Durbin and other critics of private-sector, for-profit education have been trying to use this formula as a weapon for years, as they know how difficult it is to adhere to. They now argue that veterans’ benefits should be counted in the reverse, pointing to cherry-picked and isolated examples of veterans being targeted by private-sector schools. But, pursuing this path doesn’t protect veterans; it limits them.

What’s the right thing to do? We should ensure veterans are not penalized and have the opportunities they deserve by not counting them in the formula at all. This isn’t a perfect solution, but it is the right choice. Sure, that may not make some of my for-profit colleagues happy, and it certainly won’t satisfy the opponents of for-profit education, but it will do what is right by making veterans’ benefits neutral in the formula.

Veterans should not be used as a tool to pressure a sector of higher education and gain political points. Using them in such a way simply threatens to take educational choices away from them. Veterans, of all people, have earned the right to make their own choice about their educational path.

Politicians and educators alike who are genuinely concerned with determining how well our veterans are being served by higher education can get at the truth simply: request the Department of Veterans Affairs conduct a comprehensive, unbiased survey of all veterans currently attending, and recent graduates of, any higher education institution and compare the results among institutional types. Then we would know, from the veterans themselves, which schools are serving their needs well.

In this age of nearly unlimited ability to ferret out data, using indirect “quality” measures like the “90/10” formula is absurd. Having lived with it, I can tell you firsthand that it has no relationship to quality or to student and taxpayer protection.

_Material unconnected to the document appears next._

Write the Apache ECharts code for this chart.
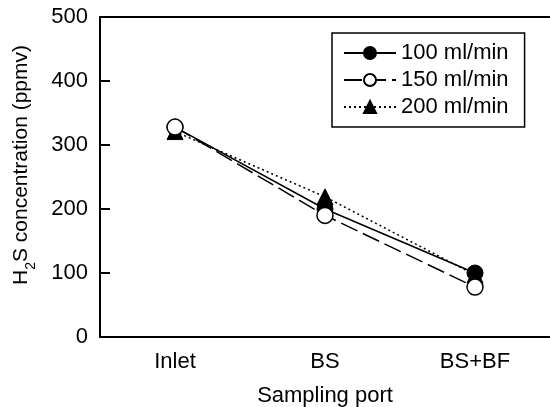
<!DOCTYPE html>
<html>
<head>
<meta charset="utf-8">
<script src="https://cdn.jsdelivr.net/npm/echarts@6/dist/echarts.min.js"></script>
<style>
html,body{margin:0;padding:0;background:#fff;}
#chart{width:550px;height:407px;}
</style>
</head>
<body>
<div id="chart"></div>
<script>
var categories = ['Inlet', 'BS', 'BS+BF'];
var seriesNames = ['100 ml/min', '150 ml/min', '200 ml/min'];
var flow100 = [328, 200, 100];
var flow150 = [328, 190, 78];
var flow200 = [321, 219, 97];
var yTicks = [0, 100, 200, 300, 400, 500];

var FONT = '"Liberation Sans", Arial, sans-serif';
var FS = 22;
var chart = echarts.init(document.getElementById('chart'), null, {renderer: 'canvas'});

var option = {
  animation: false,
  backgroundColor: '#ffffff',
  textStyle: {fontFamily: FONT, color: '#000'},
  grid: {left: 100, right: 0, top: 17, bottom: 70, containLabel: false, outerBoundsMode: 'none'},
  legend: {
    orient: 'vertical',
    left: 332,
    top: 33,
    data: seriesNames,
    itemWidth: 52,
    itemHeight: 15,
    itemGap: 5,
    itemTextGap: 13,
    padding: [9, 16, 9, 11],
    borderColor: '#000',
    borderWidth: 1.5,
    backgroundColor: '#fff',
    textStyle: {fontFamily: FONT, fontSize: FS, color: '#000'}
  },
  xAxis: [{
    type: 'category',
    data: categories,
    boundaryGap: true,
    name: 'Sampling port',
    nameLocation: 'middle',
    nameGap: 48,
    nameTextStyle: {fontFamily: FONT, fontSize: FS, color: '#000'},
    axisLine: {lineStyle: {color: '#000', width: 2}},
    axisTick: {inside: true, alignWithLabel: true, length: 10, lineStyle: {color: '#000', width: 2}},
    axisLabel: {fontFamily: FONT, fontSize: FS, color: '#000', margin: 14},
    splitLine: {show: false}
  }, {
    type: 'category',
    data: categories,
    position: 'top',
    boundaryGap: true,
    axisLine: {show: true, lineStyle: {color: '#000', width: 2}},
    axisTick: {show: false},
    axisLabel: {show: false},
    splitLine: {show: false}
  }],
  yAxis: {
    type: 'value',
    min: yTicks[0],
    max: yTicks[yTicks.length - 1],
    interval: 100,
    name: '{a|H}{s|2}{a|S concentration (ppmv)}',
    nameLocation: 'middle',
    nameGap: 68,
    nameRotate: 90,
    nameTextStyle: {
      fontFamily: FONT, fontSize: 21, color: '#000',
      padding: [0, 0, 0, 24],
      rich: {
        a: {fontFamily: FONT, fontSize: 21, color: '#000', verticalAlign: 'bottom', lineHeight: 26},
        s: {fontFamily: FONT, fontSize: 14, color: '#000', verticalAlign: 'bottom', lineHeight: 26, padding: [0, 0, -6, 0]}
      }
    },
    axisLine: {show: true, lineStyle: {color: '#000', width: 2}},
    axisTick: {show: true, inside: true, length: 10, lineStyle: {color: '#000', width: 2}},
    axisLabel: {fontFamily: FONT, fontSize: FS, color: '#000', margin: 12},
    splitLine: {show: false}
  },
  series: [
    {
      name: seriesNames[0],
      type: 'line',
      data: flow100,
      z: 3,
      symbol: 'circle',
      symbolSize: 16,
      itemStyle: {color: '#000', borderColor: '#000', borderWidth: 1},
      lineStyle: {color: '#000', width: 1.5, type: 'solid'}
    },
    {
      name: seriesNames[1],
      type: 'line',
      data: flow150,
      z: 4,
      symbol: 'circle',
      symbolSize: 16,
      itemStyle: {color: '#fff', borderColor: '#000', borderWidth: 1.5},
      lineStyle: {color: '#000', width: 1.5, type: [18, 6]}
    },
    {
      name: seriesNames[2],
      type: 'line',
      data: flow200,
      z: 2,
      symbol: 'triangle',
      symbolSize: 16,
      itemStyle: {color: '#000', borderColor: '#000', borderWidth: 1},
      lineStyle: {color: '#000', width: 1.5, type: [2, 3]}
    }
  ]
};
chart.setOption(option);
</script>
</body>
</html>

Smart regulation is very important and necessary. But, like many misguided regulations, 90/10 sounds sensible but provides no real benefit — and some significant detriment to those it purportedly protects.

What would provide real protections are transparency regarding, and accountability for, outcomes across all of higher education. Veterans, taxpayers and all students deserve direct, consistent and comparable accountability and performance standards applied to all schools. To date, the Obama administration has made little progress in this regard.

Our faltering economy has exposed many flaws across all sectors of higher education. We need to correct them. Meanwhile, eliminating GI Bill benefits from this formula is both a way of protecting and respecting our veterans.

Randy Proto is CEO of American Institutes Holdings LLC, a group of five for-profit schools with locations in Florida, New Jersey and Connecticut. American Institutes is focused primarily on the delivery of degree and nondegree allied health-related programs, both residentially and on a distance basis, to more than 2,000 students annually. If Durbin’s legislation becomes law, American Institutes schools will be subject to the 85/15 funding formula.